(Written instruction): Exactly as written, retype the listing below, omitting the pictures.

- - -

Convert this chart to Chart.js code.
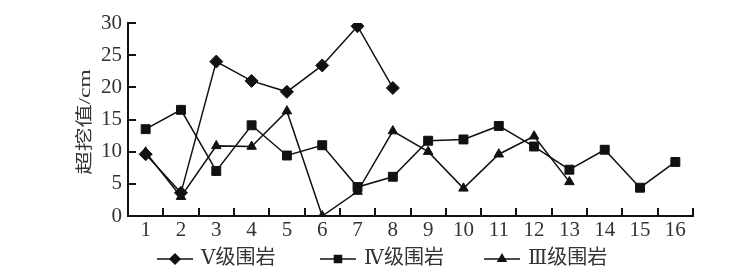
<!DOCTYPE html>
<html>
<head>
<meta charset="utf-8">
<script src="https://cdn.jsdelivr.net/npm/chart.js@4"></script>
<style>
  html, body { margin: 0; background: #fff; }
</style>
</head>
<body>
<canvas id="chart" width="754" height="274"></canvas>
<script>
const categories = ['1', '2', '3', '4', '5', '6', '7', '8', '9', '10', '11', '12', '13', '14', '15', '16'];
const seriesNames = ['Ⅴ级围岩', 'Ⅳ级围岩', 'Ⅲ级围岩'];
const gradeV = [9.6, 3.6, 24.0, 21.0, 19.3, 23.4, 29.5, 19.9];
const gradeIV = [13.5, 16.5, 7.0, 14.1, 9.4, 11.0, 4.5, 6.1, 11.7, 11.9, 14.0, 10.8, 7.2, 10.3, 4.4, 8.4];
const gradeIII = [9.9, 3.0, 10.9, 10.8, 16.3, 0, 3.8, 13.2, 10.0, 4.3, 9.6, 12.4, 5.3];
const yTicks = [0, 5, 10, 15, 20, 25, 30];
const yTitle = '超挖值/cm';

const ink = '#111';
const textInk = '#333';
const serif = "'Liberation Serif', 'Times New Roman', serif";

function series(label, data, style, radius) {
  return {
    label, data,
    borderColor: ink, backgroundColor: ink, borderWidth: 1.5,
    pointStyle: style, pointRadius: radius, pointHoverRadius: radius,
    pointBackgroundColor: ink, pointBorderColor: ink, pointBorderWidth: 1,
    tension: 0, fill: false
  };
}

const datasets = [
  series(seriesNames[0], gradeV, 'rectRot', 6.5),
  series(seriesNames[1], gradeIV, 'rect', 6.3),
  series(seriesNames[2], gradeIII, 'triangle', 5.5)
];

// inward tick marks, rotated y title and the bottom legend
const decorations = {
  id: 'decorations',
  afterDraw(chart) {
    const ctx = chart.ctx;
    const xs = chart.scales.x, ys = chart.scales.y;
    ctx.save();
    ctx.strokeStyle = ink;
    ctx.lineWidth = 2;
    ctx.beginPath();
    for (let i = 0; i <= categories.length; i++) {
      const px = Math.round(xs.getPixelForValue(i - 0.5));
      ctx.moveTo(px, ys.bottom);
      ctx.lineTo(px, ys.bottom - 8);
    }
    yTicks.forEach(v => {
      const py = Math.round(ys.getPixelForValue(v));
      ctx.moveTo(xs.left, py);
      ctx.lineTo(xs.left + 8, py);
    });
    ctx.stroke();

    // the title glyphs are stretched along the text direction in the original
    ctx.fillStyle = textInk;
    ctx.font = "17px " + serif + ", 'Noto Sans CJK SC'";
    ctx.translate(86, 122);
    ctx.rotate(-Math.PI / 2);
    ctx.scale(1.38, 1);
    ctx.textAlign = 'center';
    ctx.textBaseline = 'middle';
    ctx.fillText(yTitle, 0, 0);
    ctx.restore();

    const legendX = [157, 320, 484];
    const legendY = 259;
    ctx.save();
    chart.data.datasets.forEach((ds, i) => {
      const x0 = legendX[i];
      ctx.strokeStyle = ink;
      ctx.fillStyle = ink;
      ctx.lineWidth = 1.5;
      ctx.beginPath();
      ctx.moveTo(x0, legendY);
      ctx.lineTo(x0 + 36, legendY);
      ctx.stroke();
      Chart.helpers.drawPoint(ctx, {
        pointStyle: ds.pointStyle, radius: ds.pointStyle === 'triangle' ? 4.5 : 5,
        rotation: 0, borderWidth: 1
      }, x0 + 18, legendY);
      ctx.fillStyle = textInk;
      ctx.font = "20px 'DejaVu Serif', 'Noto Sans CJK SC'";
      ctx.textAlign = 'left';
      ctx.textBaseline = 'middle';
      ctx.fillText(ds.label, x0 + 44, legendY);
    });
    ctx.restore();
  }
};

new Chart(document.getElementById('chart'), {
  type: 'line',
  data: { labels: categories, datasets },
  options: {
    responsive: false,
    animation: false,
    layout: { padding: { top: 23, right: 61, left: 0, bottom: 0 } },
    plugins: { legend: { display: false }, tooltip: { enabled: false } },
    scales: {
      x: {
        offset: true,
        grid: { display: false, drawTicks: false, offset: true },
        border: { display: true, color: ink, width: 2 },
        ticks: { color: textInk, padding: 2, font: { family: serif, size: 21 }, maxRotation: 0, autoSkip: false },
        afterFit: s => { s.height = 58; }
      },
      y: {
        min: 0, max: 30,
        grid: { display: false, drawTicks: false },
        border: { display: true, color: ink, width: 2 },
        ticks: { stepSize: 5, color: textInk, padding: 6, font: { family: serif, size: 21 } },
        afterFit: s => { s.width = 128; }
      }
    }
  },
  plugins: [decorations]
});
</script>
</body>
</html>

- - -

(Output of the exercise):
Convert this chart to Chart.js code.
<!DOCTYPE html>
<html>
<head>
<meta charset="utf-8">
<script src="https://cdn.jsdelivr.net/npm/chart.js@4"></script>
<style>
  html, body { margin: 0; background: #fff; }
</style>
</head>
<body>
<canvas id="chart" width="754" height="274"></canvas>
<script>
const categories = ['1', '2', '3', '4', '5', '6', '7', '8', '9', '10', '11', '12', '13', '14', '15', '16'];
const seriesNames = ['Ⅴ级围岩', 'Ⅳ级围岩', 'Ⅲ级围岩'];
const gradeV = [9.6, 3.6, 24.0, 21.0, 19.3, 23.4, 29.5, 19.9];
const gradeIV = [13.5, 16.5, 7.0, 14.1, 9.4, 11.0, 4.5, 6.1, 11.7, 11.9, 14.0, 10.8, 7.2, 10.3, 4.4, 8.4];
const gradeIII = [9.9, 3.0, 10.9, 10.8, 16.3, 0, 3.8, 13.2, 10.0, 4.3, 9.6, 12.4, 5.3];
const yTicks = [0, 5, 10, 15, 20, 25, 30];
const yTitle = '超挖值/cm';

const ink = '#111';
const textInk = '#333';
const serif = "'Liberation Serif', 'Times New Roman', serif";

function series(label, data, style, radius) {
  return {
    label, data,
    borderColor: ink, backgroundColor: ink, borderWidth: 1.5,
    pointStyle: style, pointRadius: radius, pointHoverRadius: radius,
    pointBackgroundColor: ink, pointBorderColor: ink, pointBorderWidth: 1,
    tension: 0, fill: false
  };
}

const datasets = [
  series(seriesNames[0], gradeV, 'rectRot', 6.5),
  series(seriesNames[1], gradeIV, 'rect', 6.3),
  series(seriesNames[2], gradeIII, 'triangle', 5.5)
];

// inward tick marks, rotated y title and the bottom legend
const decorations = {
  id: 'decorations',
  afterDraw(chart) {
    const ctx = chart.ctx;
    const xs = chart.scales.x, ys = chart.scales.y;
    ctx.save();
    ctx.strokeStyle = ink;
    ctx.lineWidth = 2;
    ctx.beginPath();
    for (let i = 0; i <= categories.length; i++) {
      const px = Math.round(xs.getPixelForValue(i - 0.5));
      ctx.moveTo(px, ys.bottom);
      ctx.lineTo(px, ys.bottom - 8);
    }
    yTicks.forEach(v => {
      const py = Math.round(ys.getPixelForValue(v));
      ctx.moveTo(xs.left, py);
      ctx.lineTo(xs.left + 8, py);
    });
    ctx.stroke();

    // the title glyphs are stretched along the text direction in the original
    ctx.fillStyle = textInk;
    ctx.font = "17px " + serif + ", 'Noto Sans CJK SC'";
    ctx.translate(86, 122);
    ctx.rotate(-Math.PI / 2);
    ctx.scale(1.38, 1);
    ctx.textAlign = 'center';
    ctx.textBaseline = 'middle';
    ctx.fillText(yTitle, 0, 0);
    ctx.restore();

    const legendX = [157, 320, 484];
    const legendY = 259;
    ctx.save();
    chart.data.datasets.forEach((ds, i) => {
      const x0 = legendX[i];
      ctx.strokeStyle = ink;
      ctx.fillStyle = ink;
      ctx.lineWidth = 1.5;
      ctx.beginPath();
      ctx.moveTo(x0, legendY);
      ctx.lineTo(x0 + 36, legendY);
      ctx.stroke();
      Chart.helpers.drawPoint(ctx, {
        pointStyle: ds.pointStyle, radius: ds.pointStyle === 'triangle' ? 4.5 : 5,
        rotation: 0, borderWidth: 1
      }, x0 + 18, legendY);
      ctx.fillStyle = textInk;
      ctx.font = "20px 'DejaVu Serif', 'Noto Sans CJK SC'";
      ctx.textAlign = 'left';
      ctx.textBaseline = 'middle';
      ctx.fillText(ds.label, x0 + 44, legendY);
    });
    ctx.restore();
  }
};

new Chart(document.getElementById('chart'), {
  type: 'line',
  data: { labels: categories, datasets },
  options: {
    responsive: false,
    animation: false,
    layout: { padding: { top: 23, right: 61, left: 0, bottom: 0 } },
    plugins: { legend: { display: false }, tooltip: { enabled: false } },
    scales: {
      x: {
        offset: true,
        grid: { display: false, drawTicks: false, offset: true },
        border: { display: true, color: ink, width: 2 },
        ticks: { color: textInk, padding: 2, font: { family: serif, size: 21 }, maxRotation: 0, autoSkip: false },
        afterFit: s => { s.height = 58; }
      },
      y: {
        min: 0, max: 30,
        grid: { display: false, drawTicks: false },
        border: { display: true, color: ink, width: 2 },
        ticks: { stepSize: 5, color: textInk, padding: 6, font: { family: serif, size: 21 } },
        afterFit: s => { s.width = 128; }
      }
    }
  },
  plugins: [decorations]
});
</script>
</body>
</html>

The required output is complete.